Free TV today welcomed the planned expansion to stop live and free sport slipping behind streaming paywalls, but urged further reform to ensure the scheme meets the needs of the modern TV audience.

Free TV Chair, Gregory Hywood said: “Live and free sport on TV remains a crucial part of the Australian way of life. Minister Rowland and the Albanese Government recognise this and we enthusiastically welcome the Government’s proposal to extend the current anti-siphoning framework to subscription streaming platforms so that the iconic sporting moments cannot disappear exclusively behind the paywalls of streaming providers.

“This is something that Free TV has been calling for almost 10 years. Without it, we risk losing the cultural moments that bring us together as a nation. Australians should not be forced to pay to watch these events that they currently enjoy for free and this is more important than ever with current cost of living pressures,” Mr Hywood said.

Free TV CEO, Bridget Fair said: “You only need to look at the record numbers watching the Matildas triumphant World Cup campaign to see that Australians turn to their Free TV broadcasters for the best in sporting events. More than 11 million people watched the Matildas in their brave fight to make it to the Cup Final. And we expect to see huge numbers continue in the current AFL and NRL footy finals.

“Minister Rowland has also recognised that the list itself also needs to be modernised. She has acted quickly to already place the Matildas on the list and has addressed the inherent gender bias in the current list with proposals to include other women’s sports that are growing in importance as part of the cultural life of our nation.

“This is probably the most important review of the anti-siphoning rules since they were established. One area that the Government must get right is to see the rules recognise that the way Australians watch their Free TV services is gradually evolving and here we would urge Minister Rowland to go further than the discussion paper recommends.

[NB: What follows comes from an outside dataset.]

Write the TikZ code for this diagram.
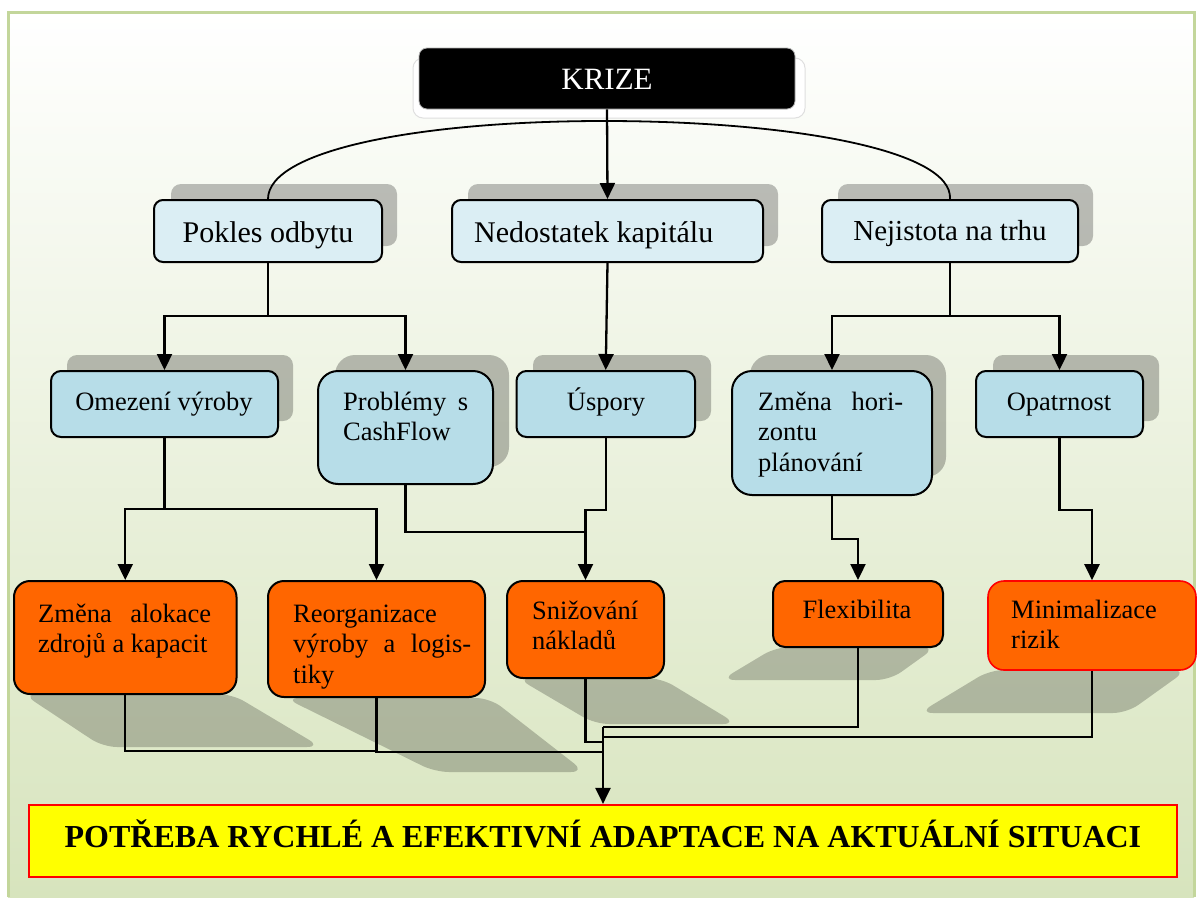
\documentclass[tikz,border=0pt]{standalone}
\usepackage{fontspec}
\setmainfont{Liberation Serif}
\usetikzlibrary{arrows.meta}
\definecolor{lvlAfill}{HTML}{DBEEF4}
\definecolor{lvlBfill}{HTML}{B7DDE8}
\definecolor{lvlCfill}{HTML}{FF6600}
\definecolor{framegreen}{HTML}{C3D69B}
\definecolor{bgbottom}{HTML}{D7E4BD}
\definecolor{goalfill}{HTML}{FFFF00}
\definecolor{redline}{HTML}{FF0000}
\begin{document}
\begin{tikzpicture}[x=1pt,y=-1pt,
  boxbase/.style={draw=black, line width=2pt, inner sep=0pt},
  lvlA/.style={boxbase, fill=lvlAfill, rounded corners=9pt},
  lvlB/.style={boxbase, fill=lvlBfill, rounded corners=10pt},
  lvlC/.style={boxbase, fill=lvlCfill, rounded corners=16pt},
  boxshadow/.style={fill=black, fill opacity=0.25, rounded corners=10pt},
  floorshadow/.style={fill=black, fill opacity=0.22, rounded corners=14pt},
  conn/.style={draw=black, line width=2.3pt},
  arr/.style={conn, -{Triangle[length=16pt,width=15pt]}},
  tA/.style={inner sep=0pt, font=\fontsize{30}{35}\selectfont},
  tB/.style={inner sep=0pt, align=left, font=\fontsize{26.5}{30.5}\selectfont},
]
\useasboundingbox (0,0) rectangle (1199,897);

% background panel with green frame
\shade[top color=white, bottom color=bgbottom] (8,12) rectangle (1194,897);
\draw[framegreen, line width=3pt] (8,897) -- (8,12) -- (1194,12) -- (1194,897);

% raised plate behind the title
\draw[gray!25, fill=white, line width=1pt, rounded corners=10pt] (413,58) rectangle (805,118);
\node[draw=gray!60, fill=black, line width=0.8pt, rounded corners=8pt,
      minimum width=376pt, minimum height=61pt] (krize) at (607,78.5) {};
\node[inner sep=0pt, text=white, anchor=base, font=\fontsize{31}{36}\selectfont] (krize-t) at (607,89) {KRIZE};

% drop shadows of the blue boxes
\fill[boxshadow] (171,184) rectangle (397,246);
\fill[boxshadow] (468,184) rectangle (778,246);
\fill[boxshadow] (838,184) rectangle (1093,246);
\fill[boxshadow] (67,355) rectangle (293,421);
\fill[boxshadow, rounded corners=20pt] (335,355) rectangle (509,467);
\fill[boxshadow] (533,355) rectangle (711,421);
\fill[boxshadow, rounded corners=20pt] (750,355) rectangle (946,477);
\fill[boxshadow] (993,355) rectangle (1159,421);

% floor shadows of the orange boxes
\fill[floorshadow] (23,694) -- (232,694) -- (321,747) -- (103,747) -- cycle;
\fill[floorshadow] (285,698) -- (490,698) -- (585,772) -- (435,772) -- cycle;
\fill[floorshadow] (517,678) -- (661,678) -- (737,724) -- (595,724) -- cycle;
\fill[floorshadow] (776,647) -- (936,647) -- (890,680) -- (721,680) -- cycle;
\fill[floorshadow] (990,670) -- (1187,670) -- (1127,713) -- (919,713) -- cycle;

% boxes
\node[lvlA, minimum width=228pt, minimum height=62pt] (pokles) at (268,231) {};
\node[lvlA, minimum width=311pt, minimum height=62pt] (nedo) at (607.5,231) {};
\node[lvlA, minimum width=256pt, minimum height=62pt] (nejis) at (950,231) {};

\node[lvlB, minimum width=227pt, minimum height=66pt] (omez) at (164.5,404) {};
\node[lvlB, rounded corners=20pt, minimum width=175pt, minimum height=113pt] (prob) at (405.5,427.5) {};
\node[lvlB, minimum width=178.5pt, minimum height=66pt] (usp) at (605.75,404) {};
\node[lvlB, rounded corners=20pt, minimum width=200pt, minimum height=124pt] (hor) at (832,433) {};
\node[lvlB, minimum width=167pt, minimum height=66pt] (opat) at (1059.5,404) {};

\node[lvlC, minimum width=222.5pt, minimum height=113pt] (zmal) at (125.25,637.5) {};
\node[lvlC, minimum width=217pt, minimum height=116pt] (reorg) at (376.5,639) {};
\node[lvlC, minimum width=157pt, minimum height=97pt] (sniz) at (585.5,629.5) {};
\node[lvlC, rounded corners=12pt, minimum width=170pt, minimum height=66pt] (flex) at (858,614) {};
\node[lvlC, draw=redline, line width=1.6pt, minimum width=208pt, minimum height=89pt] (mini) at (1092,625.5) {};

\node[draw=redline, fill=goalfill, line width=2.2pt, inner sep=0pt,
      minimum width=1148pt, minimum height=72pt] (goal) at (603,841) {};

% connectors: crisis to the three causes
\draw[conn, line width=1.8pt] (pokles.north) .. controls (268,150) and (420,121) .. (604,121)
                          .. controls (790,121) and (953,150) .. (nejis.north);
\draw[arr] (krize.south) -- (nedo.north);

% causes to effects
\coordinate (jp) at (268,316);
\draw[conn] (pokles.south) -- (jp);
\draw[arr] (jp) -| (omez.north);
\draw[arr] (jp) -| (prob.north);
\draw[arr] (nedo.south) -- (usp.north);
\coordinate (jn) at (950,316);
\draw[conn] (nejis.south) -- (jn);
\draw[arr] (jn) -| (hor.north);
\draw[arr] (jn) -| (opat.north);

% effects to measures
\coordinate (jo) at (164.5,509);
\draw[conn] (omez.south) -- (jo);
\draw[arr] (jo) -| (zmal.north);
\draw[arr] (jo) -| (reorg.north);
\draw[arr] (usp.south) -- ++(0,72) -| (sniz.north);
\coordinate (js) at (585.5,532);
\draw[conn] (prob.south) |- (js);
\draw[arr] (hor.south) -- ++(0,43) -| (flex.north);
\draw[arr] (opat.south) -- ++(0,72) -| (mini.north);

% measures to the common goal
\coordinate (hub) at (603,727);
\coordinate (ja) at (376.5,751);
\coordinate (jr) at (603,752);
\coordinate (jz) at (603,742);
\coordinate (jm) at (603,737);
\draw[conn] (zmal.south) |- (ja);
\draw[conn] (reorg.south) |- (jr);
\draw[conn] (sniz.south) |- (jz);
\draw[conn] (flex.south) |- (hub);
\draw[conn] (mini.south) |- (jm);
\draw[arr] (hub) -- (goal.north);

% labels
\node[tA, anchor=base] (pokles-t) at (268,242) {Pokles odbytu};
\node[tA, anchor=base west] (nedo-t) at (474,242) {Nedostatek kapitálu};
\node[tA, anchor=base, font=\fontsize{29}{34}\selectfont] (nejis-t) at (950,240) {Nejistota na trhu};

\node[tB, anchor=base] (omez-t) at (164,410) {Omezení výroby};
\node[tB, anchor=north west] (prob-t) at (343,388.65) {\strut\makebox[125pt][s]{Problémy s}\\CashFlow};
\node[tB, anchor=base] (usp-t) at (606,410) {Úspory};
\node[tB, anchor=north west] (hor-t) at (758,388.65) {\strut\makebox[145pt][s]{Změna hori-}\\zontu\\plánování};
\node[tB, anchor=base] (opat-t) at (1059,410) {Opatrnost};

\node[tB, anchor=north west] (zmal-t) at (38,600.65) {\strut\makebox[173pt][s]{Změna alokace}\\zdrojů a kapacit};
\node[tB, anchor=north west] (reorg-t) at (293,600.65) {\strut Reorganizace\\\makebox[178pt][s]{výroby a logis-}\\tiky};
\node[tB, anchor=north west] (sniz-t) at (532,597.65) {\strut Snižování\\nákladů};
\node[tB, anchor=base] (flex-t) at (857,618) {Flexibilita};
\node[tB, anchor=north west] (mini-t) at (1011,596.65) {\strut Minimalizace\\rizik};

\node[inner sep=0pt, anchor=base, font=\bfseries\fontsize{32}{37}\selectfont] (goal-t) at (603,847)
  {POTŘEBA RYCHLÉ A EFEKTIVNÍ ADAPTACE NA AKTUÁLNÍ SITUACI};
\end{tikzpicture}
\end{document}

“Millions of Australians continue to watch sport on TV through the linear broadcast delivery. But as audience preferences evolve, more Australians are opting to view free local TV services through a live stream in a BVOD (broadcaster video on demand) app. And in many modern housing developments, this might be the only way they can access their Free TV broadcasters as aerials may not be installed.” Ms Fair said.

The proportion of the audience choosing BVOD to watch free sport has more than doubled in the last three years. Up to 20% of audiences are now choosing a free TV BVOD option for live and free sport, and this is particularly the case with younger demographics.

“Australians now expect that they can choose to watch live and free sport either over the air or using a live stream. In fact, increasingly they don’t distinguish between the delivery technologies. The anti-siphoning scheme must keep pace with this audience expectation.

“Only Australia’s free TV networks can offer the community the best of a ubiquitous free broadcast network and streamed content via our BVOD apps offering live and free sport to all Australians no matter where they live or how much they earn and providing a seamless experience as audience preferences evolve.

“The Government has rightly rejected an alternative model put forward by the subscription TV sector that would drastically reduce the number of sports available for free. This model must be seen for what it is a marketing strategy to loss lead with a small number of sports in front of a paywall in the hope of driving increased subscriptions. Australians can’t afford marketing strategies to take the place of good public policy.

“We look forward to working with the Government on the finalisation of the reform process. Given the importance of this issue to Australians, we urge the Government to aim to finalise the necessary legislation this calendar year,” Ms Fair said.